Como presidente da câmara de Budapeste, uma importante cidade europeia, posso confirmar que a governação local é importante. Seja através do compromisso democrático, da redução de emissões ou do investimento social (áreas onde já fizemos avanços significativos, apesar da forte resistência do regime de Orbán), os governos locais estão bem posicionados para melhorar a vida dos cidadãos. E ao fazê-lo, também podemos criar sinergias e novos modelos que contribuirão para uma mudança progressiva em maior escala. Por isso, além das nossas próprias acções, a cidade de Budapeste está ansiosa para contribuir em todos os esforços internacionais que tenham como objetivo a preservação da democracia e um planeta habitável.

Para esse fim, realizaremos este mês o Fórum de Budapeste para a Construção de Democracias Sustentáveis, para reunir um vasto leque de partes interessadas, incluindo presidentes de câmara, representantes da União Europeia, aticistas e académicos influentes. Os participantes discutirão estratégias para enfrentar os desafios políticos mais urgentes da nossa era e, em seguida, fornecerão recomendações de políticas viáveis ​​e viradas para o futuro.

Como parte do fórum, Budapeste também organizará uma cimeira do Pacto de Cidades Livres para criar uma rede global mais ampla de presidentes de câmara e líderes municipais progressistas que estejam comprometidos com a defesa da democracia e do pluralismo. Mais de 20 líderes municipais – de Los Angeles a Paris e de Barcelona a Taipei – estão a unir-se a uma aliança criada pelos presidentes de câmara das capitais do grupo Visegrád Four (República Checa, Hungria, Polónia e Eslováquia), em Dezembro de 2019.
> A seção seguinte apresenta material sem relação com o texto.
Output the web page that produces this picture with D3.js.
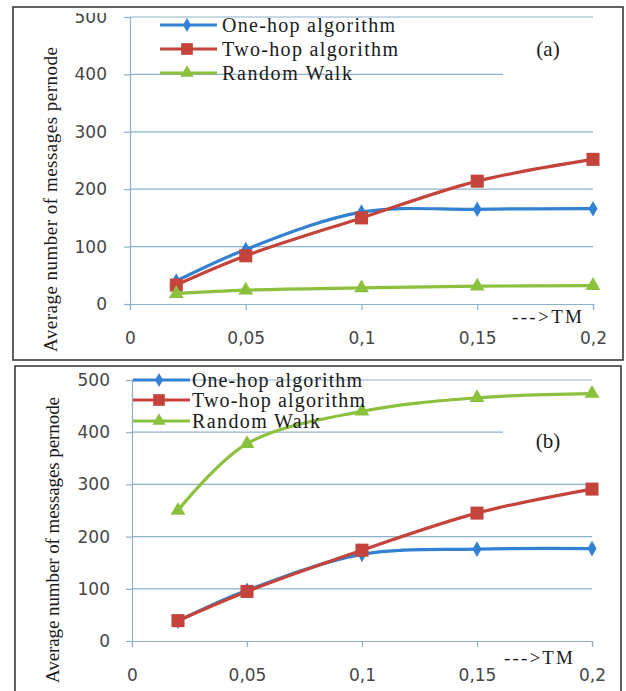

Martin Luther King, Jr. disse que aqueles que desejam a paz devem aprender a organizar-se de forma tão eficaz como aqueles que desejam a guerra. O mesmo se aplica à democracia. Com o Fórum de Budapeste e o Pacto de Cidades Livres, Budapeste pretende ajudar a organizar forças de todos os segmentos da sociedade para garantir um futuro democrático e habitável na Europa Central e Oriental, e além. Temos de vencer a luta intelectual contra o populismo nativista e a luta civilizacional contra as alterações climáticas – e temos de fazer as duas coisas ao mesmo tempo.

GERGELY KARÁCSONY

Gergely Karácsony é prefeito de Budapeste e candidato a primeiro-ministro da Hungria.